EXERCISE BRIEF:
Copy out each line of the listing that has the word "this" in it.

--- EXERCISE MATERIALS ---

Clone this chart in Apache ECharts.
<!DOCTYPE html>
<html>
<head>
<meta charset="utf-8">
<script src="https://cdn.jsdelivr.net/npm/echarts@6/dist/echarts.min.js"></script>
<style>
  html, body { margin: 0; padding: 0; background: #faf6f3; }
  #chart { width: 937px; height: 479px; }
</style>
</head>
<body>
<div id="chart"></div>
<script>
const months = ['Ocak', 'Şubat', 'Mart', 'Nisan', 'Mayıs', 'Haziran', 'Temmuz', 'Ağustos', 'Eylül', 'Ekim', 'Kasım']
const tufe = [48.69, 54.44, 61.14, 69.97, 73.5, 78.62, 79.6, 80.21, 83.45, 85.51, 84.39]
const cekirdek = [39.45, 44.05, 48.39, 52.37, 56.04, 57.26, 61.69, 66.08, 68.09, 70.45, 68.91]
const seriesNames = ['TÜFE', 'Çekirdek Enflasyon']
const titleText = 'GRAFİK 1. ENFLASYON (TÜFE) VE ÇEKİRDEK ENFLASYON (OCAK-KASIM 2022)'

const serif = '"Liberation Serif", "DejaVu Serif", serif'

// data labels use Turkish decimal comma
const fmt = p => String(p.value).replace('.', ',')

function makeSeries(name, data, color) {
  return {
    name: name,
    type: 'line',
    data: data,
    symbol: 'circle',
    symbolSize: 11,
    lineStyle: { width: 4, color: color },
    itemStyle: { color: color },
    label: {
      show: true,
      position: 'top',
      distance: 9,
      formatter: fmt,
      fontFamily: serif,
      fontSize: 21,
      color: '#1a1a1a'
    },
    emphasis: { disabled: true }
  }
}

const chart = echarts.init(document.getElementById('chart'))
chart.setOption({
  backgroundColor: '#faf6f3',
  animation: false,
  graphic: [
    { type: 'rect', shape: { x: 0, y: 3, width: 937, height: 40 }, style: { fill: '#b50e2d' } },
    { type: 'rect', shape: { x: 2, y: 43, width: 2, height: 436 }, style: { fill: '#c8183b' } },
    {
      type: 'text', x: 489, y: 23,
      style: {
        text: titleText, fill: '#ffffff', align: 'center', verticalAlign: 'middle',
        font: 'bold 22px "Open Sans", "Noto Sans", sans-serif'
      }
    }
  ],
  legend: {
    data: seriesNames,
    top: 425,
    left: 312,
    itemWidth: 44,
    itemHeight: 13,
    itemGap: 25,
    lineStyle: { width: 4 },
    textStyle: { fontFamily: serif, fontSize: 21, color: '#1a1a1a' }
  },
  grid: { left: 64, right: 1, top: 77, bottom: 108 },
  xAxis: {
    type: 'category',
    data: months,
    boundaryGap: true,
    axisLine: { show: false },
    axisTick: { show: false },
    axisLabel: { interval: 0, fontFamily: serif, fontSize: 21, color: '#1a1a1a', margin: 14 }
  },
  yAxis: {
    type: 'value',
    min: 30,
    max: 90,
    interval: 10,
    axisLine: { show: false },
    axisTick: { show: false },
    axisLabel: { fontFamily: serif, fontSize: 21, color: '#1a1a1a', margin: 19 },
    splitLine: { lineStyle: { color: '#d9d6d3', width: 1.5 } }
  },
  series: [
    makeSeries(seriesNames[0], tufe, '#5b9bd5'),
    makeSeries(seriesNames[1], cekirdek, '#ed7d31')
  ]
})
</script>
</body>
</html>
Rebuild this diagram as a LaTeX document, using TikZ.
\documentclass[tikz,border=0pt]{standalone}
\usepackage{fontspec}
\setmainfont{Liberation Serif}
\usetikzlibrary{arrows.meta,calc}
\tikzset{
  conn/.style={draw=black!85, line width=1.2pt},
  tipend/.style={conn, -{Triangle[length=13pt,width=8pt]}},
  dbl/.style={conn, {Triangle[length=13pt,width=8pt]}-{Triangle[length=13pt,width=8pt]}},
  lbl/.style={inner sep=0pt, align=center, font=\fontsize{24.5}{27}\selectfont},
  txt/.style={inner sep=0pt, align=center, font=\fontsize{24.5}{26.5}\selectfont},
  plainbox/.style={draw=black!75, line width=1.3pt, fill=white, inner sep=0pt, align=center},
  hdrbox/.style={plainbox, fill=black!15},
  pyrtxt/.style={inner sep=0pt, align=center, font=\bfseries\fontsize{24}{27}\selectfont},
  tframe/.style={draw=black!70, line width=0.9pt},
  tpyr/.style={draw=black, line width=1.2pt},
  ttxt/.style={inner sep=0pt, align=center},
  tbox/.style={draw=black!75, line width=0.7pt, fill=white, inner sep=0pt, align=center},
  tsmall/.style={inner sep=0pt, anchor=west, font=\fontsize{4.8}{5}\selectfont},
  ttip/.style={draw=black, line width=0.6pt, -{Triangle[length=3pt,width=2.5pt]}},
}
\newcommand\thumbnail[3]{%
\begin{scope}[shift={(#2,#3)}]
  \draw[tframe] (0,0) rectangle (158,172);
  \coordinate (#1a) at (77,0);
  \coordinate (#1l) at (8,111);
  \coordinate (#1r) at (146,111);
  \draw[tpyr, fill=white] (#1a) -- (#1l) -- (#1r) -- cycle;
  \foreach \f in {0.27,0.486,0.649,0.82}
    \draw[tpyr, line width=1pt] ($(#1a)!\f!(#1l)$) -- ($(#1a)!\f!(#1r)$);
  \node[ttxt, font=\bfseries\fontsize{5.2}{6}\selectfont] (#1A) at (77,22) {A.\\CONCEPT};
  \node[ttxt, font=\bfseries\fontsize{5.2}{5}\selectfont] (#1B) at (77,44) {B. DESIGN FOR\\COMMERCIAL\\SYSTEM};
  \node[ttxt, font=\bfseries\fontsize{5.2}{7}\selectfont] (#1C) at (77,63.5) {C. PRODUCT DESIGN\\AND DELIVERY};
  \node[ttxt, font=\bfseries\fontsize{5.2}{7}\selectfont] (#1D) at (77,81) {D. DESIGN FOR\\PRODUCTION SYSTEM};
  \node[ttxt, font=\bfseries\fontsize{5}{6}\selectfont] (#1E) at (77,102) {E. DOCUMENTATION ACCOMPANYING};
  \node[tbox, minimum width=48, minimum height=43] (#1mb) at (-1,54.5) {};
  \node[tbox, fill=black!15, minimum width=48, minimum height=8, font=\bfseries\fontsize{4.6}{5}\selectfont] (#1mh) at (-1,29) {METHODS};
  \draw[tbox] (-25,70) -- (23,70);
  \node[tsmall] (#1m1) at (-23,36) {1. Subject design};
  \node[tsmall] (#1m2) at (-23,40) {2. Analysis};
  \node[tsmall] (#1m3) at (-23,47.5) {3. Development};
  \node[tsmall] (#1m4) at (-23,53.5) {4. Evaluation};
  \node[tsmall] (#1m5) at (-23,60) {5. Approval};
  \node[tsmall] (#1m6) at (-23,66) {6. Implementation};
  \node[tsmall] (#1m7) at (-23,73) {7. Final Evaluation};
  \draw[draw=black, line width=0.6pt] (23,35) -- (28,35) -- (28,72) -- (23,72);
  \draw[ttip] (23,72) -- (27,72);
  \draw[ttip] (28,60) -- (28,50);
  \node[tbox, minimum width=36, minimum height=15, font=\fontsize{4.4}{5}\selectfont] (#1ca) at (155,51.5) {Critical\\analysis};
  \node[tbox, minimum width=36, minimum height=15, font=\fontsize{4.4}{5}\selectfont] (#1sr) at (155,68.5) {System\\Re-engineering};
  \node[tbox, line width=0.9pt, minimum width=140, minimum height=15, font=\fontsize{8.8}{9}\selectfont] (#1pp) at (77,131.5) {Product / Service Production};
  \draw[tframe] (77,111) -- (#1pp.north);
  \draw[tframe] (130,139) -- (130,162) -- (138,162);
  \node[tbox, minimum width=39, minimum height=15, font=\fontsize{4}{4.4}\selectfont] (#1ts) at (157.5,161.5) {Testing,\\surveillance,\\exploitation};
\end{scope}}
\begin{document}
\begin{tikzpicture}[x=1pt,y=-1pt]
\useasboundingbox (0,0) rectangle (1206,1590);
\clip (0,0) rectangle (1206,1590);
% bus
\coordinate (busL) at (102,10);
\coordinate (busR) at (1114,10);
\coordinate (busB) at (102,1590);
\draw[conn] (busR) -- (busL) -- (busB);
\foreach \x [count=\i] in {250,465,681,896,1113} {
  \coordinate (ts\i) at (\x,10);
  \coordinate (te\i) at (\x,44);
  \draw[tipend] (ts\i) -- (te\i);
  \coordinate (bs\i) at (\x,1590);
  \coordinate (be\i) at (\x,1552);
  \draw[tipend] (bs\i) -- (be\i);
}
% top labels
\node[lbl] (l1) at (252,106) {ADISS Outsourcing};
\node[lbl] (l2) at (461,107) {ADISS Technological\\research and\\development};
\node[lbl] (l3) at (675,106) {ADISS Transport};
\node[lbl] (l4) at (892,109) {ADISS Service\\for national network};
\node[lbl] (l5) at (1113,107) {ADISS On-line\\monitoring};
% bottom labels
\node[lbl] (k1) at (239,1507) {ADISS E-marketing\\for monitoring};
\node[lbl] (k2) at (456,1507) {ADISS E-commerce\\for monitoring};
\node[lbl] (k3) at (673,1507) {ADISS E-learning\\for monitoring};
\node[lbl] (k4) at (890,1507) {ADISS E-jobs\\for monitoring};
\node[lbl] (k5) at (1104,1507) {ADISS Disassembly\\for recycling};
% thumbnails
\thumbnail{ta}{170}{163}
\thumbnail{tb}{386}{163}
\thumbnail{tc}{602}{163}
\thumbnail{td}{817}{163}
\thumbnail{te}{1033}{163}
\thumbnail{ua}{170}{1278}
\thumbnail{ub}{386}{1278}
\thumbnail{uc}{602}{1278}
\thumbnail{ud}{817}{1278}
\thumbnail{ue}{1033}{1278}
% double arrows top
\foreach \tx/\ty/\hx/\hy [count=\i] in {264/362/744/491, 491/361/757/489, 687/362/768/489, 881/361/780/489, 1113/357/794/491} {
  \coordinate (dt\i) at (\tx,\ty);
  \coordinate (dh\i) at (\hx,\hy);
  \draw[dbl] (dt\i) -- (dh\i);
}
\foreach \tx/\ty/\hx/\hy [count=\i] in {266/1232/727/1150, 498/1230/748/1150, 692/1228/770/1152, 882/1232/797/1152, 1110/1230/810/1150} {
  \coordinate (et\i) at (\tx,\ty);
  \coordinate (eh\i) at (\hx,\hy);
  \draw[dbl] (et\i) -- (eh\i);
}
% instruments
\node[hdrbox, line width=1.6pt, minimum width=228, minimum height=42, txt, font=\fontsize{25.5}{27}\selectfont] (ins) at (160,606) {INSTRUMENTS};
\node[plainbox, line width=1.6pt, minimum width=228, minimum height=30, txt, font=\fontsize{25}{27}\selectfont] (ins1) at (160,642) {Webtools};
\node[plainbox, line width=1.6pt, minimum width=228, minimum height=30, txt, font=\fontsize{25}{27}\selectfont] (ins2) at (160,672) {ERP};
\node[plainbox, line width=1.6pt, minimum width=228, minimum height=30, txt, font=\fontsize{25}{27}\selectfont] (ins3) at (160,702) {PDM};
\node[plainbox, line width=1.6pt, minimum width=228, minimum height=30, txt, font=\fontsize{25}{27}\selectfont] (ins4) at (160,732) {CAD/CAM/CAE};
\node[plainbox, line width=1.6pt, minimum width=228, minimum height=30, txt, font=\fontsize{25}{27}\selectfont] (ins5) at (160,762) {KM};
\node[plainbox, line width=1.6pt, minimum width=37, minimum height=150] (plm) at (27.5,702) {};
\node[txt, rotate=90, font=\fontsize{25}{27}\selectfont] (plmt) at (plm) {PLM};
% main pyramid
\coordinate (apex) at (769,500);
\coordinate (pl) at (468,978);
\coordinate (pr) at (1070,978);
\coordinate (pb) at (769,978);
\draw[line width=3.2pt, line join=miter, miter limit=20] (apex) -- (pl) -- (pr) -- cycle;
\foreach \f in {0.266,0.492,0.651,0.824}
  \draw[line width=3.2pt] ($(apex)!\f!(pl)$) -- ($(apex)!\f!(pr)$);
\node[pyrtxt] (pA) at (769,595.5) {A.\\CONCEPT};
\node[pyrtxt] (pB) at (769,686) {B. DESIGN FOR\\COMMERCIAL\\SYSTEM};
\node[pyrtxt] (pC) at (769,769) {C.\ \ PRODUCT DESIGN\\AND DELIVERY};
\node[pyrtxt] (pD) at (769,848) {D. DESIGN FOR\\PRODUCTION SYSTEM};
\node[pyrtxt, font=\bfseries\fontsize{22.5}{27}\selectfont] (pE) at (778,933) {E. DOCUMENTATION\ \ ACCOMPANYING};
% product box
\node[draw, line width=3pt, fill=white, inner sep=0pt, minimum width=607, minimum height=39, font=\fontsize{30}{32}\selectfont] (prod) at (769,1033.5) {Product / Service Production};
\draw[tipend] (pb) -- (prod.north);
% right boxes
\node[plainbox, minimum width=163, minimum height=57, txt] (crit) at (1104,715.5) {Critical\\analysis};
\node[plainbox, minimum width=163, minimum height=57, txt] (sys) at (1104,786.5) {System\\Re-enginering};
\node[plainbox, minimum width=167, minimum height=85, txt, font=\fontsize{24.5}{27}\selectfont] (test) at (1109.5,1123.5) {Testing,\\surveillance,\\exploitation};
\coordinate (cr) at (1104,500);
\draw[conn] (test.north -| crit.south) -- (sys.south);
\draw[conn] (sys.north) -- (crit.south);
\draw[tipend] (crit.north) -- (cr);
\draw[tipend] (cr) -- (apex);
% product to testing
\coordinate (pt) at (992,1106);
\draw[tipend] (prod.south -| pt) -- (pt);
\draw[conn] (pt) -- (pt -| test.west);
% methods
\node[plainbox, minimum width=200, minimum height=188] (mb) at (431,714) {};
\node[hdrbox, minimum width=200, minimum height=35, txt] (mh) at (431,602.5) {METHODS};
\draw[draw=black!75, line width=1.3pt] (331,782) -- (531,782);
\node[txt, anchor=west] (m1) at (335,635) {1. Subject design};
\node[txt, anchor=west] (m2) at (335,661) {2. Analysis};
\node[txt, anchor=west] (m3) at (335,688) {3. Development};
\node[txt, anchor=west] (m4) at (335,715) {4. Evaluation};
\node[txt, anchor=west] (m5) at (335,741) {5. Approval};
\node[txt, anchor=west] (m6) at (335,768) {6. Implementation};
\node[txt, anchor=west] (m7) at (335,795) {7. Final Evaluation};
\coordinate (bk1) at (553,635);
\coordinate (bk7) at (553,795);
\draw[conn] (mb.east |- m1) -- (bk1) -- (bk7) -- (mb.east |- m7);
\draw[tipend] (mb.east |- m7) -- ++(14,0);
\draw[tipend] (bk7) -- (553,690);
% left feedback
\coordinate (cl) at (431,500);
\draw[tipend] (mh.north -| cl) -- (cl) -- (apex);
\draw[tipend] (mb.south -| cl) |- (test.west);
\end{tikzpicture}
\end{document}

---

COMPLETED TASK:
Clone this chart in Apache ECharts.
Rebuild this diagram as a LaTeX document, using TikZ.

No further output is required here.